Heavyweight boxing champion Deontay Wilder was ordered to perform 60 hours of community service on Thursday (January 11) after being found guilty of misdemeanour marijuana possession.

The 32-year-old American, who last fought in November when he beat Haitian-Canadian Bermane Stiverne with a first-round knockout to retain his WBC heavyweight title, was arrested in Alabama last June.

Wilder, who received a 30-day suspended sentence and two years of probation, was ordered to perform the community service at a local YMCA.

"We respect the court's ruling. Of course we were hoping a dismissal would be granted," Wilder's lawyer, Paul Patterson, said in a phone interview. "We are going to look at our options of appellate relief and then move on from there."

When Wilder was pulled over last June for having windows tinted beyond the legal limit, officers smelled marijuana coming from inside his Cadillac Escalade.

Deontay Wilder
Deontay Wilder at Barclays Center, New York, November 3, 2017. Wilder has been ordered to perform 60 hours of community service. Abbie Parr/Getty

Patterson said at the time the marijuana did not belong to his client, who had been out of state for several days and returned home from Georgia in his Rolls Royce before switching to his Cadillac Escalade to run some errands.

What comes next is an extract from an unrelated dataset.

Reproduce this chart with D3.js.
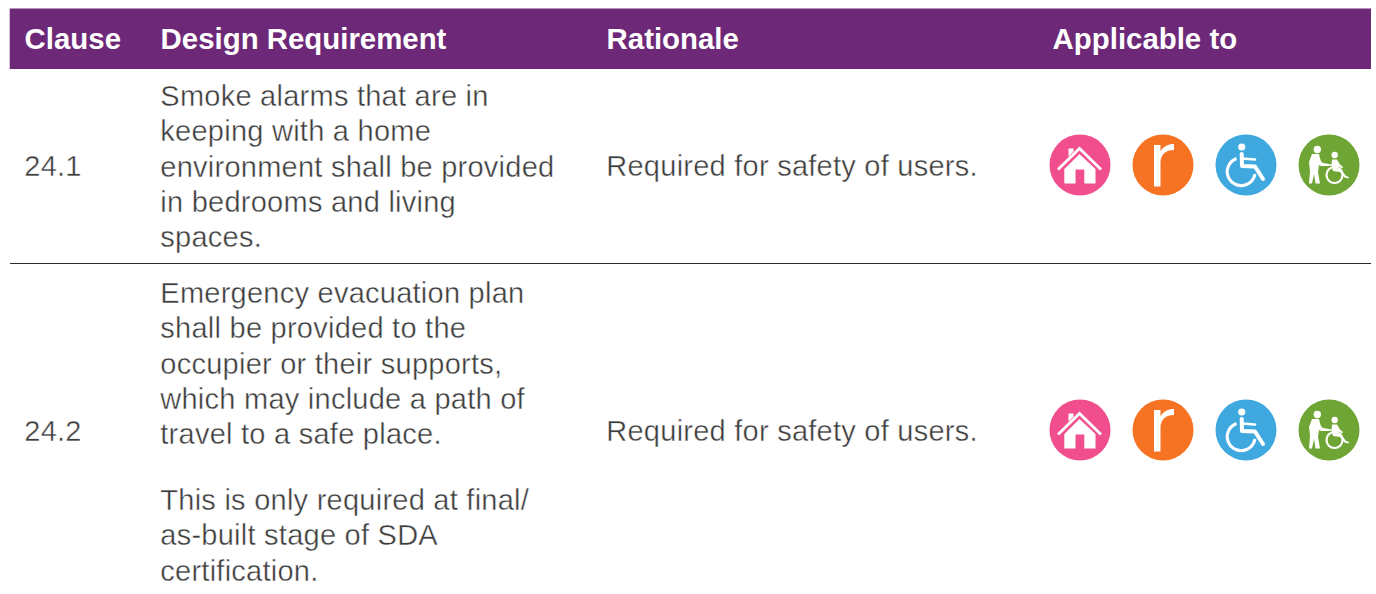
<!DOCTYPE html>
<html>
<head>
<meta charset="utf-8">
<script src="https://cdn.jsdelivr.net/npm/d3@7"></script>
<style>
  html, body { margin: 0; padding: 0; background: #fff; }
  svg { display: block; }
  text { font-family: "Liberation Sans", Arial, sans-serif; }
</style>
</head>
<body>
<script>
const headers = ['Clause', 'Design Requirement', 'Rationale', 'Applicable to']
const clauses = ['24.1', '24.2']
// each clause is a list of paragraphs, each paragraph a list of lines
const requirements = [
  [
    [
      'Smoke alarms that are in',
      'keeping with a home',
      'environment shall be provided',
      'in bedrooms and living',
      'spaces.'
    ]
  ],
  [
    [
      'Emergency evacuation plan',
      'shall be provided to the',
      'occupier or their supports,',
      'which may include a path of',
      'travel to a safe place.'
    ],
    [
      'This is only required at final/',
      'as-built stage of SDA',
      'certification.'
    ]
  ]
]
const rationales = ['Required for safety of users.', 'Required for safety of users.']
const icons = ['home', 'r', 'wheelchair', 'carer']
const iconColors = ['#f04e8c', '#f57322', '#3fa9df', '#6fa534']

const width = 1376
const height = 594
const white = '#fff'
const textColor = '#3c3c3c'
const fontSize = 29
const lineHeight = 35.25
const paragraphGap = 30.8

const colX = d3.scaleOrdinal().domain(headers).range([25, 161, 607, 1053])
const iconX = d3.scalePoint().domain(icons).range([1080, 1329])
const iconR = 30.5
const firstBaseline = d3.scaleOrdinal().domain(clauses).range([106, 303])
const midBaseline = d3.scaleOrdinal().domain(clauses).range([176, 441])
const iconY = d3.scaleOrdinal().domain(clauses).range([165, 430])

const svg = d3.select('body').append('svg')
  .attr('width', width)
  .attr('height', height)

// header band
svg.append('rect')
  .attr('x', 9.7).attr('y', 8.5)
  .attr('width', 1361.3).attr('height', 60.5)
  .attr('fill', '#6d2977')

svg.selectAll('text.head')
  .data(headers)
  .join('text')
  .attr('class', 'head')
  .attr('x', d => colX(d) - 0.4)
  .attr('y', 49)
  .attr('fill', white)
  .attr('font-size', 29.4)
  .attr('font-weight', 700)
  .text(d => d)

// row separator
svg.append('line')
  .attr('x1', 10).attr('x2', 1371)
  .attr('y1', 263.5).attr('y2', 263.5)
  .attr('stroke', '#2a2a2a')
  .attr('stroke-width', 1)

const rows = svg.selectAll('g.row')
  .data(clauses)
  .join('g')
  .attr('class', 'row')

// white hairline thins the regular weight towards the light face of the original
const bodyText = (sel) => sel
  .attr('fill', textColor)
  .attr('font-size', fontSize)
  .attr('letter-spacing', 0.25)
  .attr('stroke', white)
  .attr('stroke-width', 0.4)

rows.append('text')
  .call(bodyText)
  .attr('x', colX(headers[0]) - 0.7)
  .attr('y', d => midBaseline(d))
  .text(d => d)

rows.append('text')
  .call(bodyText)
  .attr('x', colX(headers[2]) - 0.7)
  .attr('y', d => midBaseline(d))
  .text((d, i) => rationales[i])

rows.each(function (d, i) {
  let y = firstBaseline(d)
  const lines = []
  requirements[i].forEach(paragraph => {
    paragraph.forEach(line => {
      lines.push({ line, y })
      y += lineHeight
    })
    y += paragraphGap
  })
  d3.select(this).selectAll('text.req')
    .data(lines)
    .join('text')
    .attr('class', 'req')
    .call(bodyText)
    .attr('x', colX(headers[1]) - 0.7)
    .attr('y', l => l.y)
    .text(l => l.line)
})

// glyphs are drawn around 0,0 in px
function drawHome (g) {
  g.append('path')
    .attr('fill', white)
    .attr('d', 'M-23,3.5 L-0.5,-18.5 L22,3.5 L20,5.5 L-0.5,-14.5 L-21,5.5 Z M-11.5,-16.5 L-6.5,-16.5 L-6.5,-13.5 L-11.5,-8.5 Z')
  g.append('path')
    .attr('fill', white)
    .attr('d', 'M-0.5,-11 L15.5,4 L15.5,18.5 L4.3,18.5 L4.3,4.5 L-4.5,4.5 L-4.5,18.5 L-15.7,18.5 L-15.7,4 Z')
}

function drawR (g) {
  g.append('path')
    .attr('fill', white)
    .attr('d', 'M-9,21.5 L-9,-20 L-2.5,-20 L-2.5,-13.5 C0,-18.5 5,-21 11,-21 L11,-15 C3,-15 -2.5,-11 -2.5,-2 L-2.5,21.5 Z')
}

function drawWheelchair (g) {
  g.append('circle').attr('cx', -4.3).attr('cy', -18).attr('r', 3.6).attr('fill', white)
  g.append('path')
    .attr('fill', 'none').attr('stroke', white).attr('stroke-width', 4)
    .attr('stroke-linecap', 'round').attr('stroke-linejoin', 'round')
    .attr('d', 'M-4.3,-11 L-4,1 L9,1.5 L17,14')
  g.append('path')
    .attr('fill', 'none').attr('stroke', white).attr('stroke-width', 2.6)
    .attr('stroke-linecap', 'round')
    .attr('d', 'M-4,-6.5 L9,-5.5')
  g.append('path')
    .attr('fill', 'none').attr('stroke', white).attr('stroke-width', 3)
    .attr('d', 'M-9.5,-6.5 A14,14 0 1 0 9,9')
}

function drawCarer (g) {
  g.append('circle').attr('cx', -11.7).attr('cy', -15.5).attr('r', 3.7).attr('fill', white)
  g.append('path')
    .attr('fill', white)
    .attr('d', 'M-17,-11 L-10,-11 C-9,-6 -8,-3 -6,-2 L0,-1 L0,1 L-8,1 L-10,0 L-11,7 L-9,18.5 L-13.5,18.5 L-15,9 L-17,18.5 L-20,18.5 L-19,6 L-20,-3 Z')
  g.append('path')
    .attr('fill', 'none').attr('stroke', white).attr('stroke-width', 1.4)
    .attr('d', 'M-2,0 L5,0 L5,3')
  g.append('circle').attr('cx', 5.7).attr('cy', -10).attr('r', 3.2).attr('fill', white)
  g.append('path')
    .attr('fill', white)
    .attr('d', 'M3,-5.5 L8,-5.5 L11,-0.5 L14,2 L13,3.5 L9,1.5 L8,4 L12,4 L17,11 L20,12 L19.5,13.5 L15.5,12.5 L11,7 L4,6 L2.5,0 Z')
  g.append('circle')
    .attr('cx', 5.5).attr('cy', 10).attr('r', 8)
    .attr('fill', 'none').attr('stroke', white).attr('stroke-width', 2.2)
}

const drawers = { home: drawHome, r: drawR, wheelchair: drawWheelchair, carer: drawCarer }

rows.each(function (d) {
  const icon = d3.select(this).selectAll('g.icon')
    .data(icons)
    .join('g')
    .attr('class', 'icon')
    .attr('transform', name => `translate(${iconX(name)},${iconY(d)})`)
  icon.append('circle')
    .attr('r', iconR)
    .attr('fill', (name, i) => iconColors[i])
  icon.each(function (name) {
    drawers[name](d3.select(this))
  })
})
</script>
</body>
</html>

Patterson said Wilder has a large fleet of vehicles that associates and friends can access and prefers the Escalade for errands because the tinted windows offer more privacy.

"All in all it's a lesson learned for Mr. Wilder not to leave his many vehicles in the care and custody of numerous people or allow them to use them while he is out of town," said Patterson.

Wilder, who won a bronze medal at the 2008 Beijing Olympics, is scheduled to defend his title on March 3 against Cuban Luis Ortiz.

Wilder has also been called out by returning Tyson Fury, the former heavyweight champion who was given the green light to resume his career after accepting a backdated two-year ban for testing positive for a banned steroid in February 2015.

I'm happy for him, it's a good thing," Wilder told Newsweek of Fury's return in December. "It's exciting news to hear that he can get back into the ring. From this point on, we will then see what happens.

"He's got a lot of work to do still, this is the first step of coming back now. The second part is really to get in shape, get healthy so he can come back and compete at the top level. There's still a long way to go for Tyson Fury but I'm glad he's back."